▶ Provided records

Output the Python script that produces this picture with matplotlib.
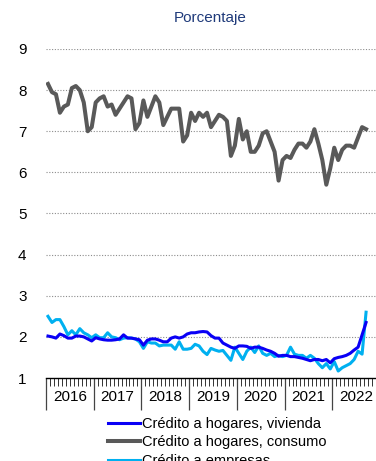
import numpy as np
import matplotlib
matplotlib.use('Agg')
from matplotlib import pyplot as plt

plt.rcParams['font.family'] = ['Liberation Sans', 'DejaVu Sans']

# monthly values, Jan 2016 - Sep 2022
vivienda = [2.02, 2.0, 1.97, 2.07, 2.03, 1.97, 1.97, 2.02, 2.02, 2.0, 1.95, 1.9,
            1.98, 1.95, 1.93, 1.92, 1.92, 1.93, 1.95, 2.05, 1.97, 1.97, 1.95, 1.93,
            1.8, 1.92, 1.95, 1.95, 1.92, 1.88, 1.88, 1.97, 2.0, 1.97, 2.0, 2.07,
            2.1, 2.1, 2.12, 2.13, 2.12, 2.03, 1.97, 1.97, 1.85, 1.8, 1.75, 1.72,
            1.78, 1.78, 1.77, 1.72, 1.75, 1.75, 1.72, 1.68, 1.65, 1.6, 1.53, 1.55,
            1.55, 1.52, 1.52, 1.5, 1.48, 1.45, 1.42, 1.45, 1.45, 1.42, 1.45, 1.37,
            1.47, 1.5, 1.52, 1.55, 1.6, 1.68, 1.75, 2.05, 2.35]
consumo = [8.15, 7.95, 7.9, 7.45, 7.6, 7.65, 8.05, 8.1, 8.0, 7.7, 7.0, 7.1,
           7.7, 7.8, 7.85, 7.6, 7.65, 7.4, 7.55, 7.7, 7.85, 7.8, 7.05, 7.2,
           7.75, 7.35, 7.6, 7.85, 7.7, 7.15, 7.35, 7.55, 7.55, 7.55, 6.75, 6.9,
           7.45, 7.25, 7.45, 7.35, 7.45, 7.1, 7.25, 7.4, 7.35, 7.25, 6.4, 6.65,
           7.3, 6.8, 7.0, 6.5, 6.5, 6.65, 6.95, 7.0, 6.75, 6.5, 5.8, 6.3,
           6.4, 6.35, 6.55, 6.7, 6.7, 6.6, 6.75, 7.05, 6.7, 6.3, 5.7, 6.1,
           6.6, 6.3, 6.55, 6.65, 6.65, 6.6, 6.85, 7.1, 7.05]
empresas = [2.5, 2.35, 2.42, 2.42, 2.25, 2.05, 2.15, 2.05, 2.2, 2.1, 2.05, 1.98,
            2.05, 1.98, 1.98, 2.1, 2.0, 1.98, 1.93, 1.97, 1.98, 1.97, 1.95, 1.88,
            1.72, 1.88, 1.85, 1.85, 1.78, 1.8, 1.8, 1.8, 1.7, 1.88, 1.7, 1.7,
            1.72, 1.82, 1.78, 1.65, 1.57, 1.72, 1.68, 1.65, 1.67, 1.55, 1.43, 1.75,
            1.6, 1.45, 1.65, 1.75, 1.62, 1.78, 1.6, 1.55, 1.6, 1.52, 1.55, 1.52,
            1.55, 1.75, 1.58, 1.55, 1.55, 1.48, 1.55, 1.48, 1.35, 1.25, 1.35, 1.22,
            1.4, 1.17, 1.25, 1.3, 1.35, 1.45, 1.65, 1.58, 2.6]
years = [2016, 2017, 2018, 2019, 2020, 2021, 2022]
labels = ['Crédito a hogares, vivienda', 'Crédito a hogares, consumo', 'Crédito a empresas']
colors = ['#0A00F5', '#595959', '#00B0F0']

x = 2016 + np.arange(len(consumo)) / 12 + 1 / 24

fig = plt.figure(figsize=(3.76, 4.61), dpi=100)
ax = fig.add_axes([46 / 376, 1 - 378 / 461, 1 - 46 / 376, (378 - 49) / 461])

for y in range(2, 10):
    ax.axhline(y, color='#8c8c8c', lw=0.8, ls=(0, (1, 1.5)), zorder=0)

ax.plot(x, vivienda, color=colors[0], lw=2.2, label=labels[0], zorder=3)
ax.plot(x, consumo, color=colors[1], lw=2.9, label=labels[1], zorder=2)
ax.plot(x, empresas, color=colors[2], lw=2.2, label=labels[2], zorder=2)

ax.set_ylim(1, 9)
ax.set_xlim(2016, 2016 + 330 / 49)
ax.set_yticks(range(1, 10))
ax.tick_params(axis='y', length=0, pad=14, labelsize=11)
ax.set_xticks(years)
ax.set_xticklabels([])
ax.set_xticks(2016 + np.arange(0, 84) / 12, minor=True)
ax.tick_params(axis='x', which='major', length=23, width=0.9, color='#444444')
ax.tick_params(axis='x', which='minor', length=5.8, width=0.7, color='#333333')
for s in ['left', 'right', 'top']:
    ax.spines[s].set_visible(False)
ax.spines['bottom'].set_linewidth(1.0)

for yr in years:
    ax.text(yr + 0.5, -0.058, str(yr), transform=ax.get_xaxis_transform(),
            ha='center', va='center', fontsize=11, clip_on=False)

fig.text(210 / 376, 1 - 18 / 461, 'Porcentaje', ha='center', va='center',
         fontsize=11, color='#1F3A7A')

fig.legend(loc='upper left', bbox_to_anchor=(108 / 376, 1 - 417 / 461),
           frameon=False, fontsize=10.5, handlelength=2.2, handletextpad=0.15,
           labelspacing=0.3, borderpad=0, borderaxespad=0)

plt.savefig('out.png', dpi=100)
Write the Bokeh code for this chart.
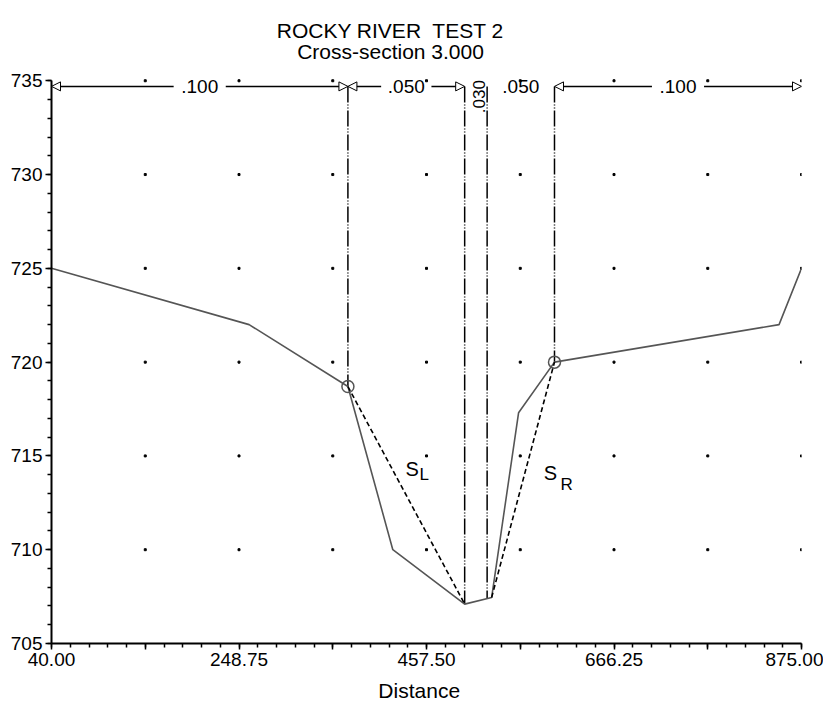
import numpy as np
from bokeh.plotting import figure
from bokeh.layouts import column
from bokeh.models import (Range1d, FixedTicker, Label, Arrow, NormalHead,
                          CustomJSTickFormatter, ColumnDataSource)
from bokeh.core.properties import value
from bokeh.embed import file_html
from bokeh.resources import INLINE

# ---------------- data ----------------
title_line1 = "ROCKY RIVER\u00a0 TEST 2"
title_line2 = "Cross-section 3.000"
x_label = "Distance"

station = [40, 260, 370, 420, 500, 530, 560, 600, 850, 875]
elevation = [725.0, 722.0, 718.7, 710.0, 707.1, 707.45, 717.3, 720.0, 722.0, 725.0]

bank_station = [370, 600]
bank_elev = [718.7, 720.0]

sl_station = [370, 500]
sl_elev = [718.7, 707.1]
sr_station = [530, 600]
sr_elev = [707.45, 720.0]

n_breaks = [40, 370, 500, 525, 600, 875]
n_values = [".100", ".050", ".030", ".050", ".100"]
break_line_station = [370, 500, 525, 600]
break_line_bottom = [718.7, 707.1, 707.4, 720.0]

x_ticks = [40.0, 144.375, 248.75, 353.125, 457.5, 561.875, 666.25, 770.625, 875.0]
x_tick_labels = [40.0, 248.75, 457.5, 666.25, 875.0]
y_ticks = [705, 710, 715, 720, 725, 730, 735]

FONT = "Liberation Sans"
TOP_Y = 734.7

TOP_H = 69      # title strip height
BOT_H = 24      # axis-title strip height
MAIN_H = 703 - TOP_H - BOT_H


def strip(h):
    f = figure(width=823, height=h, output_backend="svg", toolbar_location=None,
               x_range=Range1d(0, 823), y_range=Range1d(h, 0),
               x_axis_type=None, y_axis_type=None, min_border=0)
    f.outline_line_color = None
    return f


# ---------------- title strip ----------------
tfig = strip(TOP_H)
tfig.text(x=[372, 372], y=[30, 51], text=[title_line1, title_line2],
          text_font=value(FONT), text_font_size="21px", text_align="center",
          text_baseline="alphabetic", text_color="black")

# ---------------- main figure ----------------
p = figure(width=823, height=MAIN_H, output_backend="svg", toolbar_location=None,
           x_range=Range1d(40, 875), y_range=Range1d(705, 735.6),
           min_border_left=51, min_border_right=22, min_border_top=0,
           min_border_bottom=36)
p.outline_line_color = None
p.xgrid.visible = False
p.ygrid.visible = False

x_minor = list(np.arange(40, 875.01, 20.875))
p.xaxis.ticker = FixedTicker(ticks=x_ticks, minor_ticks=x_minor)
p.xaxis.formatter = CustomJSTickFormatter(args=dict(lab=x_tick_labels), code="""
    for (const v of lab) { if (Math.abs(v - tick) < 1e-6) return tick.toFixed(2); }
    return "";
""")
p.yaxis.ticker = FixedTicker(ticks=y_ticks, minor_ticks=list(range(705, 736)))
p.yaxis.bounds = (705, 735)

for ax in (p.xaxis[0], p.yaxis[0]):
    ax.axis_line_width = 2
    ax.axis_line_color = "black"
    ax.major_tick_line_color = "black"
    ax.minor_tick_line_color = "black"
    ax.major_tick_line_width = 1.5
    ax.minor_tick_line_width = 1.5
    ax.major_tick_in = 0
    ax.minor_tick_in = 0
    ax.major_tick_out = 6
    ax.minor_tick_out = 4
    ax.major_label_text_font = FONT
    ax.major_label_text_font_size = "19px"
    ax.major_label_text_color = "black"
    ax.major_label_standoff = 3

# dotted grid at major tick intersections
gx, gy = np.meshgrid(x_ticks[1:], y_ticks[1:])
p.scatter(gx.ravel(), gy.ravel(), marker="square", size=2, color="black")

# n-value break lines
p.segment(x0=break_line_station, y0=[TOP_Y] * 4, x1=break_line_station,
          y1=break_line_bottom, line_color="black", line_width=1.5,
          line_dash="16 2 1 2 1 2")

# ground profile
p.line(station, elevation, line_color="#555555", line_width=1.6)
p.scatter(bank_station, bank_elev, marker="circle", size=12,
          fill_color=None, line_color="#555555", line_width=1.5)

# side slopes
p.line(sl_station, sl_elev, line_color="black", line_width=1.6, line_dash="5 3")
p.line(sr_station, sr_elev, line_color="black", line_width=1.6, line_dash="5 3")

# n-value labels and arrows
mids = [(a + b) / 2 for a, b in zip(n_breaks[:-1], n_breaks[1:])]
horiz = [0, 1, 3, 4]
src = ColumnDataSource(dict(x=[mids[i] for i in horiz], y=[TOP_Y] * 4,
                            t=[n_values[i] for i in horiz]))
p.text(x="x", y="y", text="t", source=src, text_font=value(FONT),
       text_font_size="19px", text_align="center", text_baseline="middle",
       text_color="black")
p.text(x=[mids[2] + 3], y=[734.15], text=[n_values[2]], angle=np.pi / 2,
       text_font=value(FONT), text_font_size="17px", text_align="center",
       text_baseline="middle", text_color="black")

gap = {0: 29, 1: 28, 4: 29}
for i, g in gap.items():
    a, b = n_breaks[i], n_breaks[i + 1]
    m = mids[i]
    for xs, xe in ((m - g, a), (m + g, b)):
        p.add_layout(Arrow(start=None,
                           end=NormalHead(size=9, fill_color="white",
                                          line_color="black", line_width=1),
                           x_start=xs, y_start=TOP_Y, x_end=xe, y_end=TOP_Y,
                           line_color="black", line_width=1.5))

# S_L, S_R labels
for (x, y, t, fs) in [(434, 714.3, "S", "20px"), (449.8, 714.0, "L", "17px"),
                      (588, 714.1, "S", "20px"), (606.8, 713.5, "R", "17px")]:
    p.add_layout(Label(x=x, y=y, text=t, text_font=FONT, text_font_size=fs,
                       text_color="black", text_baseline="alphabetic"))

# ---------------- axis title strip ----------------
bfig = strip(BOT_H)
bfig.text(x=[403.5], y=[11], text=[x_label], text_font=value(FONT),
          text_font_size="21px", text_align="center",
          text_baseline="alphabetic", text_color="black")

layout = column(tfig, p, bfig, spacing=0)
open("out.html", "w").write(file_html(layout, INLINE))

▶ Exercise brief
Skip the pictures and quote each line of the entries above, from the first through the line with "(1, 1.5)), zorder=0)", exactly as it appears.

▶ Solution for this task
Output the Python script that produces this picture with matplotlib.
import numpy as np
import matplotlib
matplotlib.use('Agg')
from matplotlib import pyplot as plt

plt.rcParams['font.family'] = ['Liberation Sans', 'DejaVu Sans']

# monthly values, Jan 2016 - Sep 2022
vivienda = [2.02, 2.0, 1.97, 2.07, 2.03, 1.97, 1.97, 2.02, 2.02, 2.0, 1.95, 1.9,
            1.98, 1.95, 1.93, 1.92, 1.92, 1.93, 1.95, 2.05, 1.97, 1.97, 1.95, 1.93,
            1.8, 1.92, 1.95, 1.95, 1.92, 1.88, 1.88, 1.97, 2.0, 1.97, 2.0, 2.07,
            2.1, 2.1, 2.12, 2.13, 2.12, 2.03, 1.97, 1.97, 1.85, 1.8, 1.75, 1.72,
            1.78, 1.78, 1.77, 1.72, 1.75, 1.75, 1.72, 1.68, 1.65, 1.6, 1.53, 1.55,
            1.55, 1.52, 1.52, 1.5, 1.48, 1.45, 1.42, 1.45, 1.45, 1.42, 1.45, 1.37,
            1.47, 1.5, 1.52, 1.55, 1.6, 1.68, 1.75, 2.05, 2.35]
consumo = [8.15, 7.95, 7.9, 7.45, 7.6, 7.65, 8.05, 8.1, 8.0, 7.7, 7.0, 7.1,
           7.7, 7.8, 7.85, 7.6, 7.65, 7.4, 7.55, 7.7, 7.85, 7.8, 7.05, 7.2,
           7.75, 7.35, 7.6, 7.85, 7.7, 7.15, 7.35, 7.55, 7.55, 7.55, 6.75, 6.9,
           7.45, 7.25, 7.45, 7.35, 7.45, 7.1, 7.25, 7.4, 7.35, 7.25, 6.4, 6.65,
           7.3, 6.8, 7.0, 6.5, 6.5, 6.65, 6.95, 7.0, 6.75, 6.5, 5.8, 6.3,
           6.4, 6.35, 6.55, 6.7, 6.7, 6.6, 6.75, 7.05, 6.7, 6.3, 5.7, 6.1,
           6.6, 6.3, 6.55, 6.65, 6.65, 6.6, 6.85, 7.1, 7.05]
empresas = [2.5, 2.35, 2.42, 2.42, 2.25, 2.05, 2.15, 2.05, 2.2, 2.1, 2.05, 1.98,
            2.05, 1.98, 1.98, 2.1, 2.0, 1.98, 1.93, 1.97, 1.98, 1.97, 1.95, 1.88,
            1.72, 1.88, 1.85, 1.85, 1.78, 1.8, 1.8, 1.8, 1.7, 1.88, 1.7, 1.7,
            1.72, 1.82, 1.78, 1.65, 1.57, 1.72, 1.68, 1.65, 1.67, 1.55, 1.43, 1.75,
            1.6, 1.45, 1.65, 1.75, 1.62, 1.78, 1.6, 1.55, 1.6, 1.52, 1.55, 1.52,
            1.55, 1.75, 1.58, 1.55, 1.55, 1.48, 1.55, 1.48, 1.35, 1.25, 1.35, 1.22,
            1.4, 1.17, 1.25, 1.3, 1.35, 1.45, 1.65, 1.58, 2.6]
years = [2016, 2017, 2018, 2019, 2020, 2021, 2022]
labels = ['Crédito a hogares, vivienda', 'Crédito a hogares, consumo', 'Crédito a empresas']
colors = ['#0A00F5', '#595959', '#00B0F0']

x = 2016 + np.arange(len(consumo)) / 12 + 1 / 24

fig = plt.figure(figsize=(3.76, 4.61), dpi=100)
ax = fig.add_axes([46 / 376, 1 - 378 / 461, 1 - 46 / 376, (378 - 49) / 461])

for y in range(2, 10):
    ax.axhline(y, color='#8c8c8c', lw=0.8, ls=(0, (1, 1.5)), zorder=0)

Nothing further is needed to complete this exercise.